Source code of charts:
──────────────────────────────

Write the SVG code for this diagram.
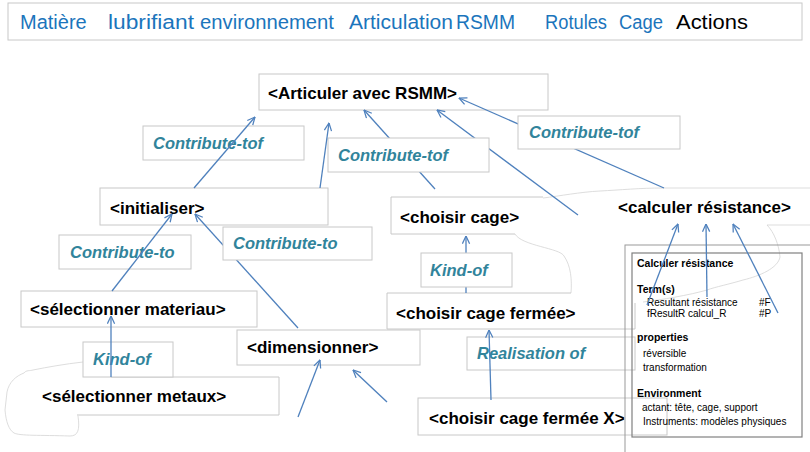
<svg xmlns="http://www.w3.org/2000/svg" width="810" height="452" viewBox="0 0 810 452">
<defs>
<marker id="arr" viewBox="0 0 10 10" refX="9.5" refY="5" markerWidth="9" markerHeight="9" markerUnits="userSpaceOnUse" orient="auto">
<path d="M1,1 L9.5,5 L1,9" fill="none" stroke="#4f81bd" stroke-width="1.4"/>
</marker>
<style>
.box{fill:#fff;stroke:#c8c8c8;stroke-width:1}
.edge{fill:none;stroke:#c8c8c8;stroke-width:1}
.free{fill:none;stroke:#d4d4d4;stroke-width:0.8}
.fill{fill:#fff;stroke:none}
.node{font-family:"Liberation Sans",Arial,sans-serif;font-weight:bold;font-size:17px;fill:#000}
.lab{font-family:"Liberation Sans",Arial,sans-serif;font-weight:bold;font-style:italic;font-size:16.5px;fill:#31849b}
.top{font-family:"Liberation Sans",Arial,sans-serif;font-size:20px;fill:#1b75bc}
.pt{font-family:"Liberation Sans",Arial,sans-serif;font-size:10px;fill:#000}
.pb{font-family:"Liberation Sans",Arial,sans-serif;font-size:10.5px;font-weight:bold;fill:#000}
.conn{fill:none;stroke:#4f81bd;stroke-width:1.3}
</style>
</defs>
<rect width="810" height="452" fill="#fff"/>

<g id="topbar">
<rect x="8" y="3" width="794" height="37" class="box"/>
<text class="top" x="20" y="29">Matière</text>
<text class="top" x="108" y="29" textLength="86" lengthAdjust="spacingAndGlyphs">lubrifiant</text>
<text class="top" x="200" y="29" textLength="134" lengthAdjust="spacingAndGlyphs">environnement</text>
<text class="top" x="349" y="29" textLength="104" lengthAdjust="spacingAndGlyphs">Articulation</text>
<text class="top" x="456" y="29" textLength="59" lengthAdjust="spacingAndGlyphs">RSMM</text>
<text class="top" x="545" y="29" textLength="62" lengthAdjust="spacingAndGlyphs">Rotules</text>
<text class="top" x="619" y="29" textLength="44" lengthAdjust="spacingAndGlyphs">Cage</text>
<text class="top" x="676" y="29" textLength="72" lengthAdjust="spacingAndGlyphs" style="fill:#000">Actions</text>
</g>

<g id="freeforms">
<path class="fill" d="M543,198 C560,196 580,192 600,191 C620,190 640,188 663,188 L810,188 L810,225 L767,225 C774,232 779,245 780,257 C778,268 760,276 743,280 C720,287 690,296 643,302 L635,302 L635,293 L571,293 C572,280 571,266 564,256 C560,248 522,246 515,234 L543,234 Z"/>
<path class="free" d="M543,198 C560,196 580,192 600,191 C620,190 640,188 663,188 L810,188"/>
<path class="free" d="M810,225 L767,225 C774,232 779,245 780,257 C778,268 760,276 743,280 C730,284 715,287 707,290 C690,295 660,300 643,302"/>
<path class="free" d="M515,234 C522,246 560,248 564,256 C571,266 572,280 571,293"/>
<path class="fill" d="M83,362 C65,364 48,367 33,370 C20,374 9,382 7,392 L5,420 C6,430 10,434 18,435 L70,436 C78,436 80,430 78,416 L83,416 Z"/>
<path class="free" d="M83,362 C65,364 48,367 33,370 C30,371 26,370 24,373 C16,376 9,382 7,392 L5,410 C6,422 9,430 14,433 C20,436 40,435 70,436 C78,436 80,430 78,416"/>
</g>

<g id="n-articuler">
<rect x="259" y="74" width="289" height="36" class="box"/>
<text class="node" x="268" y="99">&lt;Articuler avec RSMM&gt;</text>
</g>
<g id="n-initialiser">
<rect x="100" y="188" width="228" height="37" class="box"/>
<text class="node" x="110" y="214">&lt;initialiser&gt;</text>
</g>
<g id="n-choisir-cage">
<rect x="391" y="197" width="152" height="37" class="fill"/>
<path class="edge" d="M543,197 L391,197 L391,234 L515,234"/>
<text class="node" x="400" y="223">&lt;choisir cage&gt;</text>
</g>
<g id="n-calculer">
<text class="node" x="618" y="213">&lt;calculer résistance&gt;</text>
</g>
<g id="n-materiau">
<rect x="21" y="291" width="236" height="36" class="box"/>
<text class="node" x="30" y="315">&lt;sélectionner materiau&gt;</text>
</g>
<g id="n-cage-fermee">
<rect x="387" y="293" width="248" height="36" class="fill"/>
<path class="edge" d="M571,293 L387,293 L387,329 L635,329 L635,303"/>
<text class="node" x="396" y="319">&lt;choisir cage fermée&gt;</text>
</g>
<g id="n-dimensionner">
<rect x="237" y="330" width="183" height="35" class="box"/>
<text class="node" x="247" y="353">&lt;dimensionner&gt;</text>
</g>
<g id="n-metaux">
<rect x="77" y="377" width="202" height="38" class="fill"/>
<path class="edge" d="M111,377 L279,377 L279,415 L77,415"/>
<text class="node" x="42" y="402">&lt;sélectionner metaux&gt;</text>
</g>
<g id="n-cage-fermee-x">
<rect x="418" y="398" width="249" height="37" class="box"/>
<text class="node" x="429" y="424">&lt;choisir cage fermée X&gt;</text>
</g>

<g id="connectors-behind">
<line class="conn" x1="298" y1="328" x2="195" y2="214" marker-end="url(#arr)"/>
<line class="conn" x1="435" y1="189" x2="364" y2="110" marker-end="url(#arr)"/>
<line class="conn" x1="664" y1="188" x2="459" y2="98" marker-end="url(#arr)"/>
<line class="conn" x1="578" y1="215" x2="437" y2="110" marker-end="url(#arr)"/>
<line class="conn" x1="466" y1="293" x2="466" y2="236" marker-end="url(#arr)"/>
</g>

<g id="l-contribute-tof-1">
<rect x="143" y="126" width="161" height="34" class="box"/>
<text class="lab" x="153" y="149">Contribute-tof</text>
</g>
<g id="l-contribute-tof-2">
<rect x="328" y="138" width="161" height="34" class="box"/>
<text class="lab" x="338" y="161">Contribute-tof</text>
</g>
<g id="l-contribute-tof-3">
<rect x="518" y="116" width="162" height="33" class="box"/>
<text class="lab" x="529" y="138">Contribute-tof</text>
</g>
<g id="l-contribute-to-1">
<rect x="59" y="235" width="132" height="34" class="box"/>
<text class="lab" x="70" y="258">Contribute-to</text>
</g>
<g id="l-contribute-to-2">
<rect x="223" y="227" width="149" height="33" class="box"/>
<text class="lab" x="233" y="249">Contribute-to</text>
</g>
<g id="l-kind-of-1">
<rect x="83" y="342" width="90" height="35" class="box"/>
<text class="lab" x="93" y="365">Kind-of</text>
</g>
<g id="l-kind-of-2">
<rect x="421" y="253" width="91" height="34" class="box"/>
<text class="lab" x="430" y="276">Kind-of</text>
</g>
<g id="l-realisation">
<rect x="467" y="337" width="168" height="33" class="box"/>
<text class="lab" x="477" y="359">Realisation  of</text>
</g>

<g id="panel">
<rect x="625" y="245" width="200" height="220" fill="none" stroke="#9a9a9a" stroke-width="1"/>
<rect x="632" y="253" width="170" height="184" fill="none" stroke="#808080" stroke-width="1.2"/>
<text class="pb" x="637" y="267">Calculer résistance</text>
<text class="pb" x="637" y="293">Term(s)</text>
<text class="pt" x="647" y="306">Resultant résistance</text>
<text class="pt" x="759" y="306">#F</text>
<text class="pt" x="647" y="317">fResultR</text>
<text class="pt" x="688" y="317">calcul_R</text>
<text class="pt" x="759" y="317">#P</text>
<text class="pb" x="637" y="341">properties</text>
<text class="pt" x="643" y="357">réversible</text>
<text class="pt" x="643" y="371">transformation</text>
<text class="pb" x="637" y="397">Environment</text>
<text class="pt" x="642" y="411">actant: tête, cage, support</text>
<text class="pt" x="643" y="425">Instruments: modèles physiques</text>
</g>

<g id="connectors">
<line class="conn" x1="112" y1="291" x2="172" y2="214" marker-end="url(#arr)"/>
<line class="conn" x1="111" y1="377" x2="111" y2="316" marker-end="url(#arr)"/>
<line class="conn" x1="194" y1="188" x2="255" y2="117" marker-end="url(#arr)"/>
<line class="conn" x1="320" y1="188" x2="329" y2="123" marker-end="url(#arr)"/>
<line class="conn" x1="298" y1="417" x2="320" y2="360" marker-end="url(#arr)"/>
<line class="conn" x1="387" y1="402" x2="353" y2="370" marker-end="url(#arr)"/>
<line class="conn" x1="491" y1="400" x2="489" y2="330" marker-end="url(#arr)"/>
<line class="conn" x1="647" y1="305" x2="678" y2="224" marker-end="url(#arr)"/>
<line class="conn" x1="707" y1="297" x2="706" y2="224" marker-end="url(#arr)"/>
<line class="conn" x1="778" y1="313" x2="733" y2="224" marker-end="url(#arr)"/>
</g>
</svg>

──────────────────────────────

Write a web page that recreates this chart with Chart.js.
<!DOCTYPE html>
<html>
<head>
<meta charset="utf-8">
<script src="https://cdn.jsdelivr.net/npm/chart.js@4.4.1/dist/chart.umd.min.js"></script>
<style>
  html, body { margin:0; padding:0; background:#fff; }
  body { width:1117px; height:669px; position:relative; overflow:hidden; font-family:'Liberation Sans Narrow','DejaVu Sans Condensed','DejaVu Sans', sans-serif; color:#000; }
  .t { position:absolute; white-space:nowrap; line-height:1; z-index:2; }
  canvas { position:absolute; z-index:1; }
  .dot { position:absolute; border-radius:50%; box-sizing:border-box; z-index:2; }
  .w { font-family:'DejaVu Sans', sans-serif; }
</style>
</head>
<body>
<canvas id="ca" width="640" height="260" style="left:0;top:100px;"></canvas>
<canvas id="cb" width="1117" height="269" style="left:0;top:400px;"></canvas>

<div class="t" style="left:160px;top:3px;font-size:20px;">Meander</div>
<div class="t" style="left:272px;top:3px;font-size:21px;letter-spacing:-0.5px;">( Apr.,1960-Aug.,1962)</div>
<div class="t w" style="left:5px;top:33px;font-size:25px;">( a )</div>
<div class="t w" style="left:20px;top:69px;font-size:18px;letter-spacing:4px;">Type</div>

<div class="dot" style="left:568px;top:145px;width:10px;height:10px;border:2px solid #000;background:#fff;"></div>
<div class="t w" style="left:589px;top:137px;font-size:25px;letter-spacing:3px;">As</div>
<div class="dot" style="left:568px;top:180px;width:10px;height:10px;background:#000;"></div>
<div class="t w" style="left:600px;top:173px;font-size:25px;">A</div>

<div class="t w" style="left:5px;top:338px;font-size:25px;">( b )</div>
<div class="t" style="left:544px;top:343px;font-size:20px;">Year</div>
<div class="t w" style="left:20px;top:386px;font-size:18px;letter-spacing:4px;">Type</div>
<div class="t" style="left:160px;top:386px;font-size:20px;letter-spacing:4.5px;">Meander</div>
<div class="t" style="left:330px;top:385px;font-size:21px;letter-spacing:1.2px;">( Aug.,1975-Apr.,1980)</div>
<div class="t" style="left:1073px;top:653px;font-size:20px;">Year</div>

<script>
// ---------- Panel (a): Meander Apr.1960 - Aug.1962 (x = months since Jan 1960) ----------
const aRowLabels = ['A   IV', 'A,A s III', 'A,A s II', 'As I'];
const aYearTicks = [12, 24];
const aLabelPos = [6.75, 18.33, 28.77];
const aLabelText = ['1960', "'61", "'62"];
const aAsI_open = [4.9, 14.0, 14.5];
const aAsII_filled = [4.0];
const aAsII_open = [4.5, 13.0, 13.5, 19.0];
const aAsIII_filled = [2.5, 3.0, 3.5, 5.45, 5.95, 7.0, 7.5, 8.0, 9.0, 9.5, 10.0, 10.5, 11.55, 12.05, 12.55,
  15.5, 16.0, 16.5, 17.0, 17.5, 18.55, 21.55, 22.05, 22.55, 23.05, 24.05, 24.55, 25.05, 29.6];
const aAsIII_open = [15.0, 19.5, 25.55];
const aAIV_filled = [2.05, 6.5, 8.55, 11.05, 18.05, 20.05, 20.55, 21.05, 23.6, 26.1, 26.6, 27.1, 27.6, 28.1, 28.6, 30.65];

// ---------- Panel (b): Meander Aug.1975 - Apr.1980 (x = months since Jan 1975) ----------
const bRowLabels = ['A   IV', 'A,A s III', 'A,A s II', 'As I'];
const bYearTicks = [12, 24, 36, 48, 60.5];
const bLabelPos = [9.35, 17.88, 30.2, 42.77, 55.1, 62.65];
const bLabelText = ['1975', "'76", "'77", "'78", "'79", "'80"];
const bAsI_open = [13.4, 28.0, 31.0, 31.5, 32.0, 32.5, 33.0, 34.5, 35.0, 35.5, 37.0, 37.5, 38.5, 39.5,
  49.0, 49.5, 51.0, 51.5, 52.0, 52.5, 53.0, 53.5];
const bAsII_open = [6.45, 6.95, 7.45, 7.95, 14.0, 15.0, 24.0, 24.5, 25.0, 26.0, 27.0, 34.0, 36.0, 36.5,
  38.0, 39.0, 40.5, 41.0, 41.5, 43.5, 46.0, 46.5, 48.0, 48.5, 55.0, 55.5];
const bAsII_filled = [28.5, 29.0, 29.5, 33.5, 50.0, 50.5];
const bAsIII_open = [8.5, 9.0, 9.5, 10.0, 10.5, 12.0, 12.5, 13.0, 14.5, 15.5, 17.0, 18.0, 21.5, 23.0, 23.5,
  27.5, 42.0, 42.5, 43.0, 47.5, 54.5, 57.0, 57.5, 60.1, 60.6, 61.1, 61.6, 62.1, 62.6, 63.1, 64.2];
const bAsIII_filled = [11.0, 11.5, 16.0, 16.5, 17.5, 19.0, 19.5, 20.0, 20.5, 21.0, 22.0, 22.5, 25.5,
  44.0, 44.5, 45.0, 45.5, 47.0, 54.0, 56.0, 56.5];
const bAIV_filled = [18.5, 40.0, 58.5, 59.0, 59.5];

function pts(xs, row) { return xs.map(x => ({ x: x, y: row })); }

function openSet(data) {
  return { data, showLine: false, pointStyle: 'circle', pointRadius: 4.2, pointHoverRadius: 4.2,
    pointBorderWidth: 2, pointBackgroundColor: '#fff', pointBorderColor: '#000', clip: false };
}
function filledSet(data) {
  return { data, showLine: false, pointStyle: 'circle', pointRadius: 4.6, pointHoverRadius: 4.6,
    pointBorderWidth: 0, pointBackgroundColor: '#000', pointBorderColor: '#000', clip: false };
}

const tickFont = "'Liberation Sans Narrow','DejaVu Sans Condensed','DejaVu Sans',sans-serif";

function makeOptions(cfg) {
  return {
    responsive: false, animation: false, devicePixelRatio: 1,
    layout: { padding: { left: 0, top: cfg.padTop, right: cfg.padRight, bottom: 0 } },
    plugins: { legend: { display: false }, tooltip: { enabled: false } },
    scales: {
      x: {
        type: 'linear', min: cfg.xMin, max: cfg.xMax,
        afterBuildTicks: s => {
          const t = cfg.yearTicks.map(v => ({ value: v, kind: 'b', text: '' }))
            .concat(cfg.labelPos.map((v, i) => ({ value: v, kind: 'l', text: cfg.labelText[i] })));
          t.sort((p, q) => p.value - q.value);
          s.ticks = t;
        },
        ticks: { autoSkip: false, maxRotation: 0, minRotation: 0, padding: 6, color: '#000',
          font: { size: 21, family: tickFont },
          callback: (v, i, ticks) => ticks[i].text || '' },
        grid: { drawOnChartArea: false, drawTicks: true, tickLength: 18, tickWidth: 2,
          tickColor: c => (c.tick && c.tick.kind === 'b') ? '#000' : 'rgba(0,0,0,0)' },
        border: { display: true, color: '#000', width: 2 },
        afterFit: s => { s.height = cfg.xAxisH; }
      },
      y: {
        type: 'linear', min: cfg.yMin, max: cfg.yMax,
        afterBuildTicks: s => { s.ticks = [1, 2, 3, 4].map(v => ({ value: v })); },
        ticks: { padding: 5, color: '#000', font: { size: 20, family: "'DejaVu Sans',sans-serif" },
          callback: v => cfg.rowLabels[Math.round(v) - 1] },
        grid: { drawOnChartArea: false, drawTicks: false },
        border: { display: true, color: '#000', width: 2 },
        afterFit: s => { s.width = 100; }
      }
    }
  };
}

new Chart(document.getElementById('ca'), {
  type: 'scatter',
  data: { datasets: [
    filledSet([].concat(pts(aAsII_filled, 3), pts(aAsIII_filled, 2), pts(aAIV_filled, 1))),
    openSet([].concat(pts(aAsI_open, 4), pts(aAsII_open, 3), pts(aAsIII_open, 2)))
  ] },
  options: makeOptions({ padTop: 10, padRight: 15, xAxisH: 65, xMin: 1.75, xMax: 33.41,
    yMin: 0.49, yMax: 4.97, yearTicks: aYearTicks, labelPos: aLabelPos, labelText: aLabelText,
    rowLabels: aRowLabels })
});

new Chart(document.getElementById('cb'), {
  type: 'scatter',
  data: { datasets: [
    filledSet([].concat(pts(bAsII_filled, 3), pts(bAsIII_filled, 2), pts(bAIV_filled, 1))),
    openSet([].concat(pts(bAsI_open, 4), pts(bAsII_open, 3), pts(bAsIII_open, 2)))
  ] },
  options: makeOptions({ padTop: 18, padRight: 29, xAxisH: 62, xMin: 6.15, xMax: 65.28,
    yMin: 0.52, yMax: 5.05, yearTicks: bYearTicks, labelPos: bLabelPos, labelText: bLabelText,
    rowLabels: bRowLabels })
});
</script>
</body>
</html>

──────────────────────────────

Copy each line that holds the word "Write".

Write the SVG code for this diagram.
Write a web page that recreates this chart with Chart.js.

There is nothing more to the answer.